Meta has suspended an internal tracking system after a security failure exposed highly sensitive employee data. The company said the pause is temporary, but it has given no timeline for restoring the system.
The tool, launched in April, was designed to monitor workers and contractors in the United States by recording mouse movements, keyboard activity and occasional random screenshots. Unlike standard bossware used to measure productivity, Meta’s aim was to turn employee behavior into high-quality training data for AI models. Mark Zuckerberg defended the approach internally, saying models learn best when they “watch very smart people operate.”
The project became a SEV 2 incident, Meta’s second-highest severity level, after a serious permissions flaw in its database systems, which include about 45,000 tables, allowed employees unrestricted access to one another’s click and keystroke data. The exposed material reportedly included transcripts, private conversations, employee review data, and sensitive medical and financial information entered on personal computers. Meta said it had no indication the data was accessed by outsiders or misused internally.

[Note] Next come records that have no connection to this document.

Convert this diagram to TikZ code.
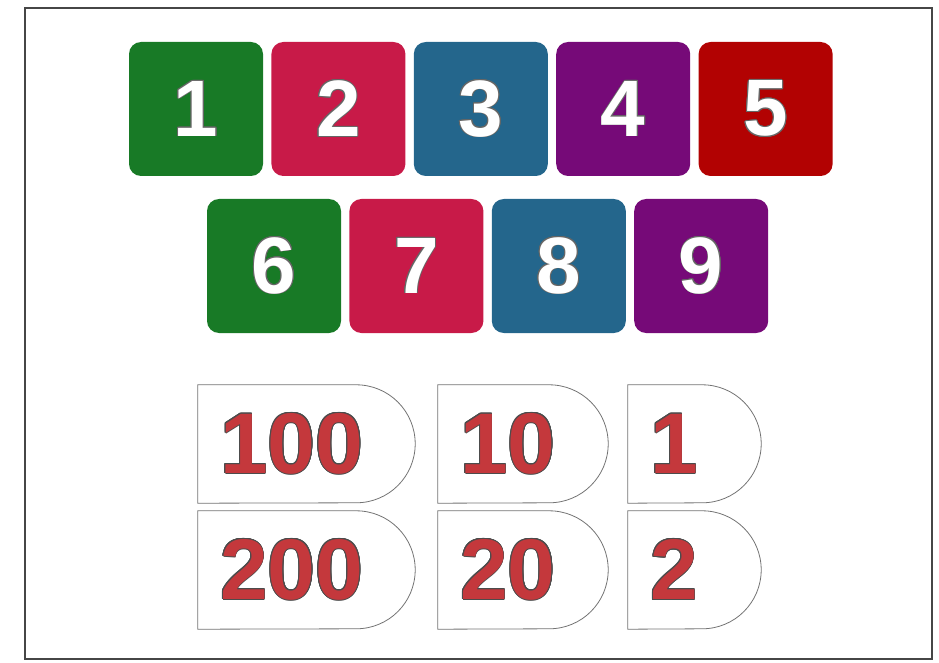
\documentclass[tikz,border=0pt]{standalone}
\usepackage{fontspec}
\setmainfont{Liberation Sans}
\usepackage{contour}
\contourlength{0.9pt}
\usepackage{tikz}
\usetikzlibrary{positioning}
\definecolor{leaf}{RGB}{24,122,38}
\definecolor{crimson}{RGB}{200,26,72}
\definecolor{ocean}{RGB}{36,102,140}
\definecolor{plum}{RGB}{118,10,120}
\definecolor{blood}{RGB}{178,2,2}
\definecolor{brick}{RGB}{196,56,60}
\definecolor{edge}{RGB}{70,70,70}
\tikzset{
  tile/.style={rounded corners=12pt,minimum width=134pt,minimum height=134pt,inner sep=0pt,
    text=white,font=\fontsize{80}{80}\selectfont\bfseries},
  half/.style={minimum height=118pt,inner xsep=22pt,inner ysep=0pt,align=left,
    text=brick,font=\fontsize{86}{86}\selectfont\bfseries},
  outline/.style={draw=black!55,line width=0.8pt}
}
\newcommand{\dshape}[1]{%
  \draw[outline] (#1.north west) -- ([xshift=-59pt]#1.north east)
    arc[start angle=90,end angle=-90,radius=59pt] -- (#1.south west) -- cycle;}

\begin{document}
\begin{tikzpicture}[x=1pt,y=-1pt,node distance=8pt]
\useasboundingbox (0,0) rectangle (939,663);
\draw[edge,line width=2pt] (25,8) rectangle (932,659);
% top row of tiles
\node[tile,fill=leaf] (t1) at (196,109) {\contour{black!60}{1}};
\node[tile,fill=crimson,right=of t1] (t2) {\contour{black!60}{2}};
\node[tile,fill=ocean,right=of t2] (t3) {\contour{black!60}{3}};
\node[tile,fill=plum,right=of t3] (t4) {\contour{black!60}{4}};
\node[tile,fill=blood,right=of t4] (t5) {\contour{black!60}{5}};
% second row
\node[tile,fill=leaf] (t6) at (274,266) {\contour{black!60}{6}};
\node[tile,fill=crimson,right=of t6] (t7) {\contour{black!60}{7}};
\node[tile,fill=ocean,right=of t7] (t8) {\contour{black!60}{8}};
\node[tile,fill=plum,right=of t8] (t9) {\contour{black!60}{9}};
% place values
\node[half,text width=173pt] (h100) at (306.5,444) {\contour{black!70}{100}};
\node[half,text width=126pt] (h10) at (523,444) {\contour{black!70}{10}};
\node[half,text width=89pt] (h1) at (694.5,444) {\contour{black!70}{1}};
\node[half,text width=173pt] (h200) at (306.5,570) {\contour{black!70}{200}};
\node[half,text width=126pt] (h20) at (523,570) {\contour{black!70}{20}};
\node[half,text width=89pt] (h2) at (694.5,570) {\contour{black!70}{2}};
\foreach \n in {h100,h10,h1,h200,h20,h2} {\dshape{\n}}
\end{tikzpicture}
\end{document}
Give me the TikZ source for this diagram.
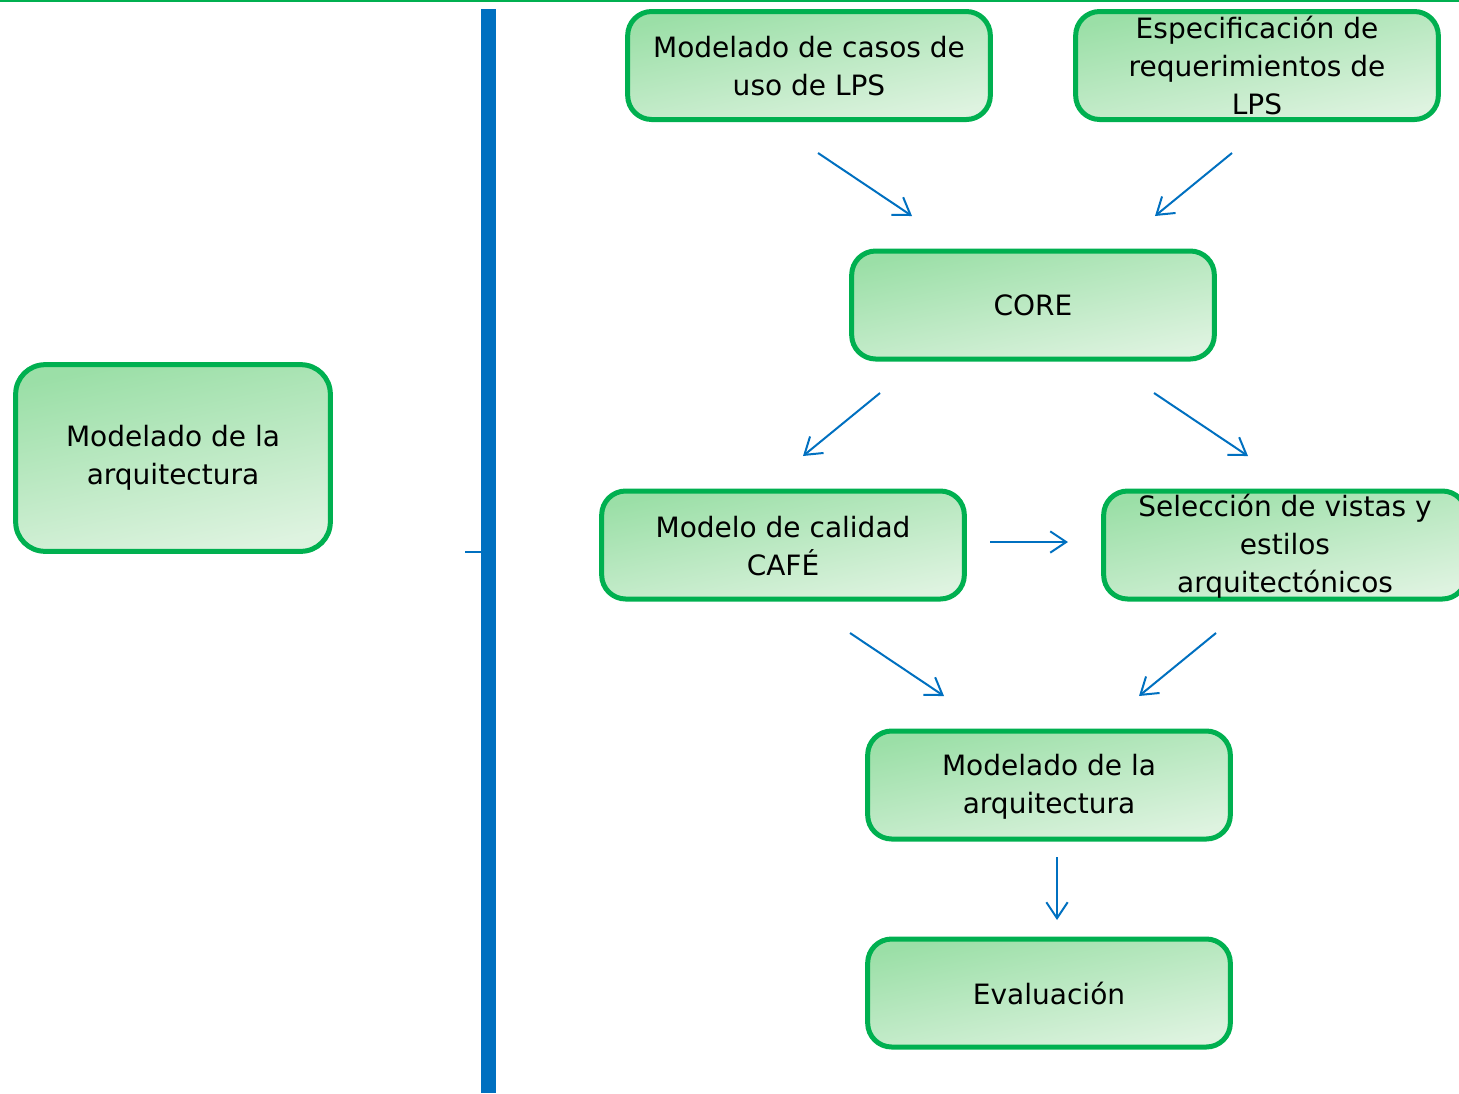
\documentclass[tikz,border=0pt]{standalone}
\usepackage{fontspec}
\setmainfont{DejaVu Sans}
\usetikzlibrary{arrows.meta}
\definecolor{frame}{RGB}{0,176,80}
\definecolor{flowblue}{RGB}{0,112,192}
\definecolor{fillA}{RGB}{155,223,167}
\definecolor{fillB}{RGB}{222,243,224}
\begin{document}
\begin{tikzpicture}[x=0.75pt,y=-0.75pt,
  stage/.style={draw=frame, line width=3.75pt, rounded corners=18pt,
    top color=fillA, bottom color=fillB, shading angle=12,
    minimum width=272pt, minimum height=81pt, inner sep=0pt},
  caption/.style={align=center, font=\fontsize{21}{28.5}\selectfont, inner sep=0pt},
  flow/.style={draw=flowblue, line width=1.5pt, -{Straight Barb[length=12pt,width=16pt]}}]
\useasboundingbox (0,0) rectangle (1459,1093);

% top rule and vertical separator
\draw[frame, line width=1.5pt] (0,1) -- (1459,1);
\fill[flowblue] (481,9) rectangle (496,1093);
\draw[flowblue, line width=1.2pt] (465,552) -- (481,552);

% left summary box
\node[stage, rounded corners=22pt, minimum width=236pt, minimum height=140pt] (left) at (173,458) {};
\node[caption] (leftt) at (left.center) {Modelado de la\\arquitectura};

% process boxes
\node[stage] (uc) at (809,65.5) {};
\node[caption] (uct) at ([yshift=-0.5pt]uc.center) {Modelado de casos de\\uso de LPS};
\node[stage] (req) at (1257,65.5) {};
\node[caption] (reqt) at (req.center) {Especificación de\\requerimientos de\\LPS};
\node[stage] (core) at (1033,305) {};
\node[caption] (coret) at (core.center) {CORE};
\node[stage] (cafe) at (783,545) {};
\node[caption] (cafet) at ([yshift=-0.5pt]cafe.center) {Modelo de calidad\\CAFÉ};
\node[stage] (sel) at (1285,545) {};
\node[caption] (selt) at ([yshift=-1pt]sel.center) {Selección de vistas y\\estilos\\arquitectónicos};
\node[stage] (arq) at (1049,785) {};
\node[caption] (arqt) at ([yshift=-1.5pt]arq.center) {Modelado de la\\arquitectura};
\node[stage] (ev) at (1049,993) {};
\node[caption] (evt) at (ev.center) {Evaluación};

% arrow end points
\coordinate (a1s) at (818,153);  \coordinate (a1e) at (912,216);
\coordinate (a2s) at (1232,153); \coordinate (a2e) at (1155,216);
\coordinate (a3s) at (880,393);  \coordinate (a3e) at (803,456);
\coordinate (a4s) at (1154,393); \coordinate (a4e) at (1248,456);
\coordinate (a5s) at (990,542);  \coordinate (a5e) at (1068,542);
\coordinate (a6s) at (850,633);  \coordinate (a6e) at (944,696);
\coordinate (a7s) at (1216,633); \coordinate (a7e) at (1139,696);
\coordinate (a8s) at (1057,857); \coordinate (a8e) at (1057,920);

\draw[flow] (a1s) -- (a1e);
\draw[flow] (a2s) -- (a2e);
\draw[flow] (a3s) -- (a3e);
\draw[flow] (a4s) -- (a4e);
\draw[flow] (a5s) -- (a5e);
\draw[flow] (a6s) -- (a6e);
\draw[flow] (a7s) -- (a7e);
\draw[flow] (a8s) -- (a8e);
\end{tikzpicture}
\end{document}
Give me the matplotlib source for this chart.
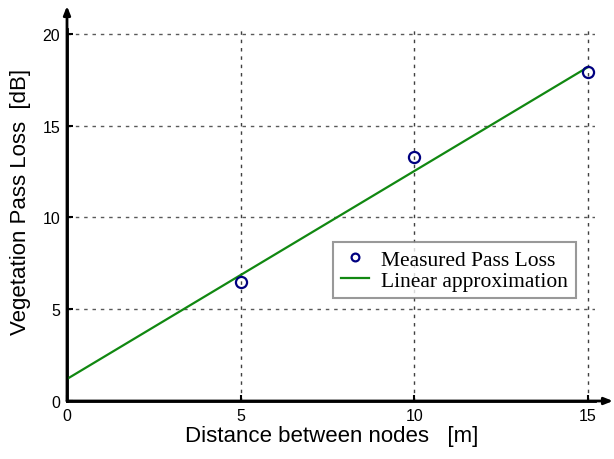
import matplotlib
matplotlib.use("Agg")
import matplotlib.pyplot as plt
import numpy as np

# measured loss at each node spacing
distance = [5, 10, 15]
pass_loss = [6.5, 13.3, 17.9]

# fitted line end points
fit_x = [0, 15]
fit_y = [1.2, 18.2]

xticks = [0, 5, 10, 15]
yticks = [0, 5, 10, 15, 20]

W, H = 614, 460
fig = plt.figure(figsize=(W / 100, H / 100), dpi=100)
ax = fig.add_axes([67 / W, 58 / H, 528 / W, 372 / H])
ax.set_xlim(0, 15.2)
ax.set_ylim(0, 20.27)

# dotted grid, drawn by hand so it stops at the axis limits
for x in xticks[1:]:
    ax.plot([x, x], [0, 20.27], color="0.25", lw=1, ls=(0, (2.5, 3.5)), zorder=1)
for y in yticks[1:]:
    ax.plot([0, 15.2], [y, y], color="0.35", lw=1, ls=(0, (2.5, 3.5)), zorder=1)

ax.plot(fit_x, fit_y, color="#118811", lw=1.6, label="Linear approximation", zorder=3)
ax.plot(distance, pass_loss, ls="none", marker="o", ms=8, mfc="none", mec="#000080",
        mew=1.6, label="Measured Pass Loss", zorder=4)

for s in ["top", "right"]:
    ax.spines[s].set_visible(False)
for s in ["left", "bottom"]:
    ax.spines[s].set_linewidth(2)

# axis arrows past the limits
ax.annotate("", xy=(613 / W, 58 / H), xytext=(67 / W, 58 / H), xycoords="figure fraction",
            arrowprops=dict(arrowstyle="-|>,head_length=0.5,head_width=0.2", lw=2, color="black",
                            shrinkA=0, shrinkB=0))
ax.annotate("", xy=(67 / W, 1 - 7 / H), xytext=(67 / W, 58 / H), xycoords="figure fraction",
            arrowprops=dict(arrowstyle="-|>,head_length=0.5,head_width=0.2", lw=2, color="black",
                            shrinkA=0, shrinkB=0))

ax.set_xticks(xticks)
ax.set_yticks(yticks)
ax.tick_params(direction="in", length=4, width=1.5, labelsize=11.5, pad=5,
               labelfontfamily="Liberation Sans")

ax.set_xlabel("Distance between nodes   [m]", fontsize=16, family="Liberation Sans")
ax.set_ylabel("Vegetation Pass Loss  [dB]", fontsize=16, family="Liberation Sans")
ax.xaxis.set_label_coords(0.501, -0.0645)
ax.yaxis.set_label_coords(-0.068, 0.539)

handles, labels = ax.get_legend_handles_labels()
leg = ax.legend(handles[::-1], labels[::-1], loc="upper left",
                bbox_to_anchor=((333 - 67) / 528, (402 - 243) / 372),
                prop={"family": "Liberation Serif", "size": 15.5},
                frameon=True, fancybox=False, edgecolor="0.5", handlelength=1.3,
                handletextpad=0.6, borderpad=0.35, labelspacing=0.05, borderaxespad=0,
                markerscale=0.7)
leg.get_frame().set_linewidth(1.5)

fig.savefig("out.png", dpi=100)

The breach intensified anger inside the company. More than 1,600 employees had already signed an internal petition warning about privacy and security risks, as well as strain on computer resources, and the company had partly eased the monitoring by allowing pauses of up to 30 minutes. The episode also raises legal concerns in Europe, where experts say such a program would likely conflict with GDPR rules because employee consent is not fully free given the power imbalance between employer and worker.